Monk also suggests that the judge who signed the renewal order in 2020 did not have authority to do so because he had recused from his case. The only evidence to support this contention is an email Monk received on October 18, 2018 from the superior court administrator simply stating that all of the judges had recused from his case. The email does not specifically identify which judges had recused, the reasons for the recusals, or the length of any recusal. There is no evidence in the record that Monk objected to the judge presiding over the hearing in 2020. Monk fails to demonstrate that the particular judge who signed the order in September 2020 had recused from his case. Ultimately, the only challenges raised by Monk in this appeal pertain to orders previously entered and not appealed.
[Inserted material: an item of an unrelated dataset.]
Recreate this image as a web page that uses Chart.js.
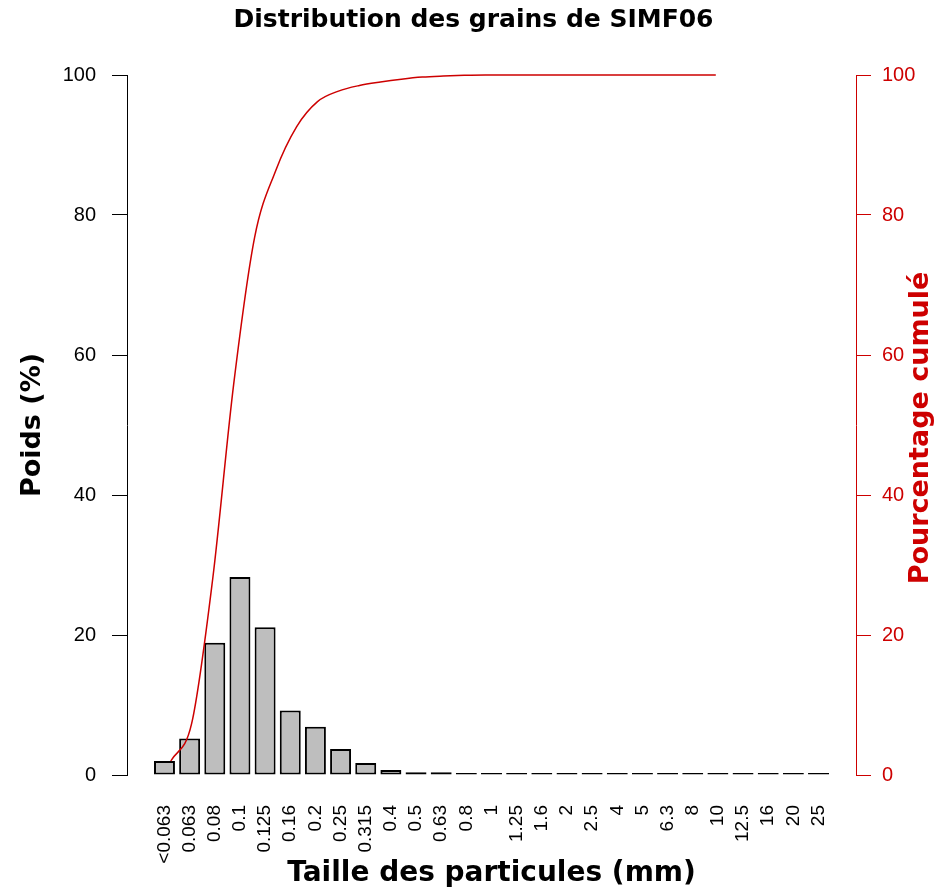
<!DOCTYPE html>
<html>
<head>
<meta charset="utf-8">
<script src="https://cdn.jsdelivr.net/npm/chart.js@4/dist/chart.umd.min.js"></script>
<style>
  body { margin: 0; background: #fff; }
</style>
</head>
<body>
<canvas id="grafico" width="947" height="894"></canvas>
<script>
// classes granulometriques (mm)
const tailles = ['<0.063', '0.063', '0.08', '0.1', '0.125', '0.16', '0.2', '0.25', '0.315',
  '0.4', '0.5', '0.63', '0.8', '1', '1.25', '1.6', '2', '2.5', '4', '5', '6.3', '8', '10',
  '12.5', '16', '20', '25'];
// poids retenu par classe (%)
const poids = [2.0, 5.2, 18.9, 28.3, 21.1, 9.2, 6.9, 3.7, 1.7, 0.7, 0.4, 0.4, 0, 0, 0,
  0, 0, 0, 0, 0, 0, 0, 0, 0, 0, 0, 0];
// pourcentage cumule (%)
const cumule = [2.0, 7.4, 28.0, 55.8, 76.8, 86.3, 92.6, 96.2, 97.7, 98.5, 99.0, 99.4, 99.7,
  99.85, 99.95, 100, 100, 100, 100, 100, 100, 100, 100, 100, 100, 100, 100];
const yTicks = [0, 20, 40, 60, 80, 100];

const rouge = '#cd0000';
const police = '"Liberation Sans", Arial, sans-serif';
const policeTitre = '"DejaVu Sans", Verdana, sans-serif';

// barplot a la R : barres de largeur 1, espace 0.2
const centres = tailles.map((t, i) => 0.7 + 1.2 * i);

// titre de l'axe droit, lu de bas en haut comme dans R
const titreDroit = {
  id: 'titreDroit',
  afterDraw(chart) {
    const ctx = chart.ctx;
    const a = chart.chartArea;
    ctx.save();
    ctx.translate(921, (a.top + a.bottom) / 2 + 3);
    ctx.rotate(-Math.PI / 2);
    ctx.fillStyle = rouge;
    ctx.font = 'bold 27px ' + policeTitre;
    ctx.textAlign = 'center';
    ctx.textBaseline = 'middle';
    ctx.fillText('Pourcentage cumulé', 0, 0);
    ctx.restore();
  }
};

let myChart = new Chart(document.getElementById('grafico'), {
  type: 'bar',
  data: {
    datasets: [{
      type: 'line',
      data: cumule.map((v, i) => ({x: i + 1, y: v})),
      yAxisID: 'y2',
      borderColor: rouge,
      borderWidth: 1.5,
      pointRadius: 0,
      cubicInterpolationMode: 'monotone',
      clip: false
    }, {
      type: 'bar',
      data: poids.map((v, i) => ({x: centres[i], y: v})),
      yAxisID: 'y',
      backgroundColor: '#bebebe',
      borderColor: '#000',
      borderWidth: 2,
      borderSkipped: false,
      minBarLength: 2,
      categoryPercentage: 1,
      barPercentage: 1 / 1.2,
      clip: false
    }]
  },
  options: {
    responsive: false,
    devicePixelRatio: 1,
    animation: false,
    layout: { padding: 0 },
    plugins: {
      legend: { display: false },
      tooltip: { enabled: false },
      title: {
        display: true,
        text: 'Distribution des grains de SIMF06',
        color: '#000',
        font: { family: policeTitre, size: 25, weight: 'bold' },
        padding: { top: 5, bottom: 40 }
      }
    },
    scales: {
      x: {
        type: 'linear',
        min: -1.088,
        max: 33.688,
        offset: false,
        grid: { display: false, drawTicks: false },
        border: { display: false },
        afterBuildTicks: s => { s.ticks = centres.map(v => ({value: v})); },
        afterFit: s => { s.height = 119; },
        ticks: {
          autoSkip: false,
          minRotation: 90,
          maxRotation: 90,
          padding: 30,
          color: '#000',
          font: { family: police, size: 19 },
          callback: (v, i) => tailles[i]
        },
        title: {
          display: true,
          text: 'Taille des particules (mm)',
          color: '#000',
          font: { family: policeTitre, size: 28, weight: 'bold' },
          padding: { top: 0, bottom: 3 }
        }
      },
      y: {
        position: 'left',
        min: 0,
        max: 100,
        afterBuildTicks: s => { s.ticks = yTicks.map(v => ({value: v})); },
        afterFit: s => { s.width = 127; },
        grid: { drawOnChartArea: false, tickLength: 15, color: '#000' },
        border: { display: true, color: '#000', width: 1 },
        ticks: { padding: 16, color: '#000', font: { family: police, size: 20 } },
        title: {
          display: true,
          text: 'Poids (%)',
          color: '#000',
          font: { family: policeTitre, size: 27, weight: 'bold' },
          padding: { top: 17, bottom: 0 }
        }
      },
      y2: {
        position: 'right',
        min: 0,
        max: 100,
        afterBuildTicks: s => { s.ticks = yTicks.map(v => ({value: v})); },
        afterFit: s => { s.width = 91; },
        grid: { drawOnChartArea: false, tickLength: 15, color: rouge },
        border: { display: true, color: rouge, width: 1 },
        ticks: { padding: 11, color: rouge, font: { family: police, size: 20 } }
      }
    }
  },
  plugins: [titreDroit]
});
</script>
</body>
</html>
Because Monk fails to show that the superior court lacked subject matter jurisdiction to enter these orders, his challenges are untimely. RAP 2.2(a)(1). The failure to file a timely appeal deprives this court of subject matter
jurisdiction. See O'Neill v. Jacobs , 77 Wn. App. 366, 890 P.2d 1092 (1995); see also Nudd v. Fuller , 150 Wash. 389, 390, 273 P. 200 (1928). “When a court lacks subject matter jurisdiction in a case, dismissal is the only permissible action the court may take.” Young v. Clark , 149 Wn.2d 130, 133, 65 P.3d 1192 (2003).
We deny Monk’s request for court costs and dismiss the appeal as untimely. A majority of the panel has determined this opinion will not be printed in the Washington Appellate Reports, but it will be filed for public record pursuant to RCW 2.06.040.
_________________________________ Staab, J.
WE CONCUR:
_________________________________
Lawrence-Berrey, C.J.
_________________________________
Cooney, J.
[1] A copy of this motion is not in the record.
[2] Monk adds five additional assignments of error in his reply brief. “This court does not consider [any argument] raised for the first time in a reply brief.” In re Marriage of Sacco , 114 Wn.2d 1, 5, 784 P.2d 1266 (1990). A reply brief must be limited to “a response to the issues in the brief to which the reply brief is directed.” RAP 10.3(c).